By Brenna Hughes Neghaiwi
ZURICH (Reuters) -Credit Suisse on Thursday posted a slightly smaller-than-flagged 757 million Swiss franc first-quarter pre-tax loss, as a multi-billion dollar hit from the collapse of U.S. investment fund Archegos stymied a bumper trading quarter.
Stripping out the 4.4 billion franc charge and other significant items, the bank said pre-tax profit would have been 3.6 billion francs, which would have represented the bank’s best quarter operationally in at least a decade.
A net loss of 252 million francs compared with a mean estimate of 815 million francs in the bank’s own poll of 17 analysts.
It said it was raising capital by issuing notes convertible into 203 million shares.
“The loss we report this quarter, because of (the U.S.-based hedge fund) matter, is unacceptable,” Chief Executive Thomas Gottstein said in a statement. “We expect that our successful MCN placement today will further strengthen our balance sheet and enable us to support the momentum in our core franchise.”
Credit Suisse has emerged as the bank hardest-hit from exposure to Archegos, which collapsed when it could not meet margin calls.

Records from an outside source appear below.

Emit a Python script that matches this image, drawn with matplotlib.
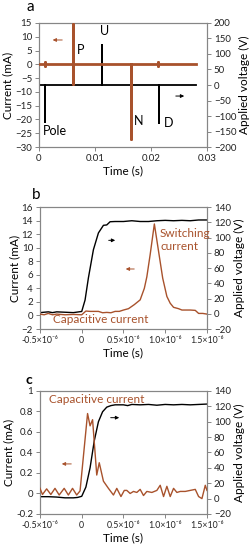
import matplotlib
matplotlib.use("Agg")
import matplotlib.pyplot as plt

plt.rcParams["font.family"] = ["Lato", "DejaVu Sans"]

BROWN = "#a8522c"
GREY = "#868686"

# ---- panel a: PUND sequence (time in s) ----
t_a_current = [0.0, 0.001, 0.001, 0.001, 0.001, 0.006, 0.006, 0.006, 0.006,
               0.0164, 0.0164, 0.0164, 0.0213, 0.0213, 0.0213, 0.0213, 0.028]
i_a_current = [0.0, 0.0, -0.7, 0.7, 0.0, 0.0, 14.5, -7.3, 0.0,
               0.0, -27.0, 0.0, 0.0, 0.7, -0.7, 0.0, 0.0]
t_a_voltage = [0.0, 0.001, 0.001, 0.001, 0.006, 0.006, 0.006, 0.0113, 0.0113,
               0.0113, 0.0164, 0.0164, 0.0164, 0.0214, 0.0214, 0.0214, 0.028]
v_a_voltage = [0, 0, -120, 0, 0, 128, 0, 0, 128,
               0, 0, -118, 0, 0, -122, 0, 0]

# ---- panel b: switching pulse (time in 1e-6 s) ----
t_b_current = [-0.5, -0.45, -0.4, -0.35, -0.3, -0.2, -0.1, 0.0, 0.05, 0.1, 0.2,
               0.25, 0.3, 0.35, 0.4, 0.45, 0.5, 0.56, 0.63, 0.7, 0.75, 0.78,
               0.82, 0.87, 0.92, 0.97, 1.02, 1.06, 1.1, 1.16, 1.2, 1.3, 1.36,
               1.4, 1.45, 1.5]
i_b_current = [0.2, 0.1, 0.3, 0.1, 0.2, 0.1, 0.15, 0.1, 0.65, 0.6, 0.6,
               0.4, 0.45, 0.4, 0.6, 0.6, 0.8, 1.0, 1.6, 2.3, 4.0, 5.7,
               9.0, 13.5, 9.5, 5.5, 2.8, 1.8, 1.2, 1.0, 0.8, 0.8, 0.75,
               0.3, 0.3, 0.2]
t_b_voltage = [-0.5, -0.4, -0.35, -0.3, -0.2, -0.1, 0.0, 0.04, 0.08, 0.14, 0.2,
               0.26, 0.3, 0.34, 0.4, 0.5, 0.6, 0.7, 0.8, 0.9, 1.0, 1.1, 1.2,
               1.3, 1.4, 1.5]
v_b_voltage = [1.5, 2.5, 1.5, 2.5, 2, 1.5, 3, 18, 47, 84, 106,
               116, 116.5, 120.7, 121, 121, 122, 121, 121, 122, 122.5, 122, 122.5,
               122, 123, 123]

# ---- panel c: non-switching pulse (time in 1e-6 s) ----
t_c_current = [-0.5, -0.47, -0.42, -0.37, -0.32, -0.27, -0.21, -0.16, -0.11,
               -0.06, -0.02, 0.07, 0.10, 0.13, 0.18, 0.21, 0.26, 0.32, 0.38,
               0.42, 0.47, 0.51, 0.54, 0.58, 0.62, 0.66, 0.70, 0.74, 0.78,
               0.84, 0.90, 0.94, 0.98, 1.02, 1.06, 1.10, 1.14, 1.18, 1.24,
               1.30, 1.36, 1.40, 1.44, 1.48, 1.50]
i_c_current = [0.05, -0.01, 0.045, -0.01, 0.05, -0.015, 0.05, -0.015, 0.05,
               -0.015, 0.025, 0.78, 0.66, 0.72, 0.18, 0.30, 0.12, 0.05, -0.015,
               0.05, -0.03, 0.03, 0.03, 0.0, 0.02, 0.01, 0.04, -0.02, 0.02,
               0.01, 0.03, 0.08, -0.03, 0.07, -0.03, 0.05, 0.01, 0.02, 0.02,
               0.03, 0.04, -0.03, -0.05, 0.08, 0.03]
t_c_voltage = [-0.5, -0.4, -0.3, -0.2, -0.1, -0.05, 0.0, 0.05, 0.1, 0.15, 0.2,
               0.25, 0.3, 0.35, 0.4, 0.5, 0.55, 0.6, 0.7, 0.8, 0.9, 1.0, 1.1,
               1.2, 1.3, 1.4, 1.5]
v_c_voltage = [2.5, 2.5, 2, 1, 1, 1.5, 3, 15, 40, 75, 100,
               113, 119, 121, 122, 122, 121, 122.5, 122, 122.5, 121.5, 122.5, 122,
               122.5, 122, 122.5, 123]

us_ticks = [-0.5, 0.0, 0.5, 1.0, 1.5]
us_labels = ["-0.5×10⁻⁶", "0", "0.5×10⁻⁶", "1.0×10⁻⁶", "1.5×10⁻⁶"]


def style_axes(ax, ax2):
    for a in (ax, ax2):
        for side in a.spines.values():
            side.set_color(GREY)
            side.set_linewidth(0.8)
        a.tick_params(colors=GREY, labelcolor="#222222", labelsize=7, length=3, width=0.7, pad=2)
    ax.set_xlabel("Time (s)", fontsize=8.5, labelpad=2)
    ax.set_ylabel("Current (mA)", fontsize=8.5, labelpad=1)
    ax2.set_ylabel("Applied voltage (V)", fontsize=8.5, labelpad=2)


def arrow(ax, x0, x1, y, color):
    ax.annotate("", xy=(x1, y), xytext=(x0, y), xycoords="axes fraction",
                arrowprops=dict(arrowstyle="-|>", color=color, lw=0.7, mutation_scale=5))


fig = plt.figure(figsize=(2.53, 5.5), dpi=100)

# panel a
ax = fig.add_axes([0.154, 0.7327, 0.664, 0.2255])
ax2 = ax.twinx()
ax.plot(t_a_current, i_a_current, color=BROWN, lw=2.0, zorder=3)
ax2.plot(t_a_voltage, v_a_voltage, color="black", lw=1.3)
ax.set_zorder(ax2.get_zorder() + 1)
ax.patch.set_visible(False)
ax.set_xlim(0, 0.03)
ax.set_ylim(-30, 15)
ax.set_yticks(range(-30, 16, 5))
ax.set_xticks([0, 0.01, 0.02, 0.03])
ax.set_xticklabels(["0", "0.01", "0.02", "0.03"])
ax2.set_ylim(-200, 200)
ax2.set_yticks(range(-200, 201, 50))
style_axes(ax, ax2)
arrow(ax, 0.155, 0.065, 0.863, BROWN)
arrow(ax, 0.798, 0.881, 0.411, "black")
for label, x, y in [("P", 0.224, 0.782), ("U", 0.363, 0.935), ("Pole", 0.022, 0.131),
                    ("N", 0.565, 0.21), ("D", 0.744, 0.194)]:
    ax.text(x, y, label, transform=ax.transAxes, fontsize=9, va="center", ha="left")
fig.text(0.119, 0.987, "a", fontsize=11, ha="center", va="center")

# panel b
ax = fig.add_axes([0.158, 0.4018, 0.660, 0.2218])
ax2 = ax.twinx()
ax.plot(t_b_current, i_b_current, color=BROWN, lw=1.0, zorder=3)
ax2.plot(t_b_voltage, v_b_voltage, color="black", lw=1.0)
ax.set_zorder(ax2.get_zorder() + 1)
ax.patch.set_visible(False)
ax.set_xlim(-0.5, 1.5)
ax.set_ylim(-2, 16)
ax.set_yticks(range(-2, 17, 2))
ax.set_xticks(us_ticks)
ax.set_xticklabels(us_labels, fontsize=6.3)
ax2.set_ylim(-20, 140)
ax2.set_yticks(range(-20, 141, 20))
style_axes(ax, ax2)
ax.tick_params(axis="x", labelsize=6.3)
ax.text(0.719, 0.727, "Switching\ncurrent", transform=ax.transAxes, fontsize=8.5,
        color=BROWN, va="center", ha="left", linespacing=1.25)
ax.text(0.078, 0.082, "Capacitive current", transform=ax.transAxes, fontsize=8.5,
        color=BROWN, va="center", ha="left")
arrow(ax, 0.395, 0.467, 0.727, "black")
arrow(ax, 0.581, 0.497, 0.492, BROWN)
fig.text(0.142, 0.645, "b", fontsize=11, ha="center", va="center")

# panel c
ax = fig.add_axes([0.158, 0.0655, 0.660, 0.2236])
ax2 = ax.twinx()
ax.plot(t_c_current, i_c_current, color=BROWN, lw=1.0, zorder=3)
ax2.plot(t_c_voltage, v_c_voltage, color="black", lw=1.0)
ax.set_zorder(ax2.get_zorder() + 1)
ax.patch.set_visible(False)
ax.set_xlim(-0.5, 1.5)
ax.set_ylim(-0.2, 1.0)
ax.set_yticks([-0.2, 0, 0.2, 0.4, 0.6, 0.8, 1.0])
ax.set_yticklabels(["-0.2", "0", "0.2", "0.4", "0.6", "0.8", "1"])
ax.set_xticks(us_ticks)
ax.set_xticklabels(us_labels)
ax2.set_ylim(-20, 140)
ax2.set_yticks(range(-20, 141, 20))
style_axes(ax, ax2)
ax.tick_params(axis="x", labelsize=6.3)
ax.text(0.054, 0.927, "Capacitive current", transform=ax.transAxes, fontsize=8.5,
        color=BROWN, va="center", ha="left")
arrow(ax, 0.407, 0.491, 0.783, "black")
arrow(ax, 0.204, 0.114, 0.407, BROWN)
fig.text(0.115, 0.309, "c", fontsize=10, fontweight="bold", ha="center", va="center")

fig.savefig("out.png", dpi=100)
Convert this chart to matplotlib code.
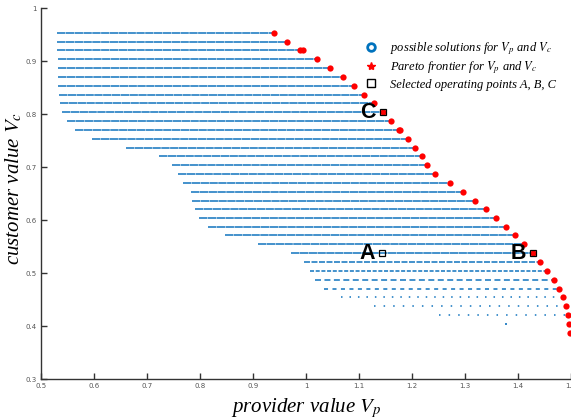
import numpy as np
import matplotlib
matplotlib.use('Agg')
import matplotlib.pyplot as plt
from matplotlib.lines import Line2D

plt.rcParams['mathtext.fontset'] = 'stix'
plt.rcParams['lines.scale_dashes'] = False

# rows of possible solutions (customer value levels)
row_y = [0.954, 0.937, 0.921, 0.904, 0.887, 0.871, 0.854, 0.837, 0.821, 0.804,
         0.787, 0.771, 0.754, 0.737, 0.721, 0.704, 0.688, 0.671, 0.654, 0.637,
         0.621, 0.604, 0.587, 0.571, 0.554, 0.537, 0.521, 0.504, 0.487, 0.470,
         0.454, 0.437, 0.420]
row_start = [0.531, 0.531, 0.531, 0.532, 0.533, 0.533, 0.533, 0.534, 0.536, 0.540,
             0.549, 0.565, 0.596, 0.660, 0.723, 0.747, 0.758, 0.767, 0.783, 0.785,
             0.791, 0.798, 0.815, 0.847, 0.909, 0.972, 0.996, 1.008, 1.017, 1.034,
             1.066, 1.129, 1.250]
row_end = [0.935, 0.962, 0.992, 1.019, 1.044, 1.067, 1.088, 1.107, 1.127, 1.143,
           1.158, 1.175, 1.191, 1.204, 1.216, 1.226, 1.242, 1.268, 1.294, 1.317,
           1.338, 1.357, 1.375, 1.393, 1.409, 1.426, 1.440, 1.453, 1.465, 1.475,
           1.483, 1.489, 1.493]
lone_x = [1.377]
lone_y = [0.404]

# pareto frontier
pareto_x = [0.939, 0.965, 0.989, 0.994, 1.021, 1.046, 1.069, 1.090, 1.109, 1.129,
            1.145, 1.160, 1.175, 1.177, 1.193, 1.206, 1.218, 1.228, 1.244, 1.271,
            1.296, 1.319, 1.340, 1.359, 1.377, 1.395, 1.411, 1.428, 1.442, 1.455,
            1.467, 1.477, 1.485, 1.491, 1.495, 1.497, 1.498]
pareto_y = [0.954, 0.937, 0.921, 0.921, 0.904, 0.887, 0.871, 0.854, 0.837, 0.821,
            0.804, 0.787, 0.771, 0.771, 0.754, 0.737, 0.721, 0.704, 0.688, 0.671,
            0.654, 0.637, 0.621, 0.604, 0.587, 0.571, 0.554, 0.537, 0.521, 0.504,
            0.487, 0.470, 0.454, 0.437, 0.420, 0.404, 0.387]

# selected operating points
op_x = [1.144, 1.428, 1.145]
op_y = [0.537, 0.537, 0.804]
op_labels = ['A', 'B', 'C']

blue = '#3589c8'
# dash look per row (on/off in points): dense rows on top, sparse at the bottom
dash_style = [(6.0, 0.35)] * 26 + [(4.3, 1.1), (2.9, 1.2), (4.3, 2.5), (2.9, 3.2),
                                   (1.1, 5.0), (1.1, 5.8), (1.1, 5.8)]

fig = plt.figure(figsize=(5.71, 4.19), dpi=100)
ax = fig.add_axes([41/571, 40/419, 530/571, 370.7/419])

for y, x0, x1, ds in zip(row_y, row_start, row_end, dash_style):
    ax.plot([x0, x1], [y, y], color=blue, lw=1.3, ls=(0, ds), solid_capstyle='butt',
            dash_capstyle='butt', zorder=1)
ax.plot(lone_x, lone_y, 's', color=blue, ms=1.5, mew=0, zorder=1)

ax.plot(pareto_x, pareto_y, 'o', color='red', ms=4.5, mew=0, zorder=3, clip_on=False)

ax.plot(op_x, op_y, 's', mfc='none', mec='black', mew=0.9, ms=5, zorder=4)
for x, y, t in zip(op_x, op_y, op_labels):
    ax.annotate(t, (x, y), xytext=(-5, 0), textcoords='offset points',
                ha='right', va='center', fontsize=15.5, fontweight='bold',
                family='Liberation Sans')

ax.set_xlim(0.5, 1.5)
ax.set_ylim(0.3, 1.0)
ax.set_xticks(np.arange(0.5, 1.51, 0.1))
ax.set_yticks(np.arange(0.3, 1.01, 0.1))
ax.set_xticklabels(['0.5', '0.6', '0.7', '0.8', '0.9', '1', '1.1', '1.2', '1.3', '1.4', '1.5'])
ax.set_yticklabels(['0.3', '0.4', '0.5', '0.6', '0.7', '0.8', '0.9', '1'])
ax.tick_params(direction='in', length=4, width=1, labelsize=5, labelcolor='#555555',
               color='#333333', pad=3)
for s in ['top', 'right']:
    ax.spines[s].set_visible(False)
for s in ['left', 'bottom']:
    ax.spines[s].set_linewidth(1)
    ax.spines[s].set_color('#333333')

ax.set_xlabel('provider value $V_p$', family='Liberation Serif', style='italic',
              fontsize=15, labelpad=5)
ax.set_ylabel('customer value $V_c$', family='Liberation Serif', style='italic',
              fontsize=15)
ax.yaxis.set_label_coords(-0.031, 0.513)

handles = [
    Line2D([], [], marker='o', ls='none', mfc='none', mec='#0072BD', mew=2, ms=5.5),
    Line2D([], [], marker='*', ls='none', color='red', ms=6),
    Line2D([], [], marker='s', ls='none', mfc='none', mec='black', mew=1, ms=6),
]
labels = ['possible solutions for $V_p$ and $V_c$',
          'Pareto frontier for $V_p$ and $V_c$',
          'Selected operating points A, B, C']
fig.legend(handles, labels, loc='upper left', bbox_to_anchor=(358/571, 1 - 34/419),
           frameon=False, prop={'family': 'Liberation Serif', 'style': 'italic', 'size': 9},
           handlelength=1.0, handletextpad=1.1, labelspacing=0.2, borderpad=0)

fig.savefig('out.png', dpi=100)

Credit Suisse said it expects a residual impact of approximately 600 million Swiss francs from the U.S.-based hedge fund matter in 2021. It already had exited 97% of the related positions.
That, plus the demise of another client, Greensill Capital, has triggered internal and external probes and the ousting of a swathe of executives.
U.S. rivals, some of which were quicker to exit trading positions as Archegos collapsed, produced forecast-beating profit for the first quarter. Net income at Goldman Sachs Group Inc rose nearly six-fold. Morgan Stanley disclosed an almost $1 billion loss from Archegos yet still reported a 150% jump in profit.
Highlighting the strong environment, Credit Suisse posted bumper earnings in its Asia-Pacific unit up 154% year-on-year and a 25% pre-tax profit rise in its Swiss business – the only two divisions unscathed by the recent episodes with Archegos and Greensill.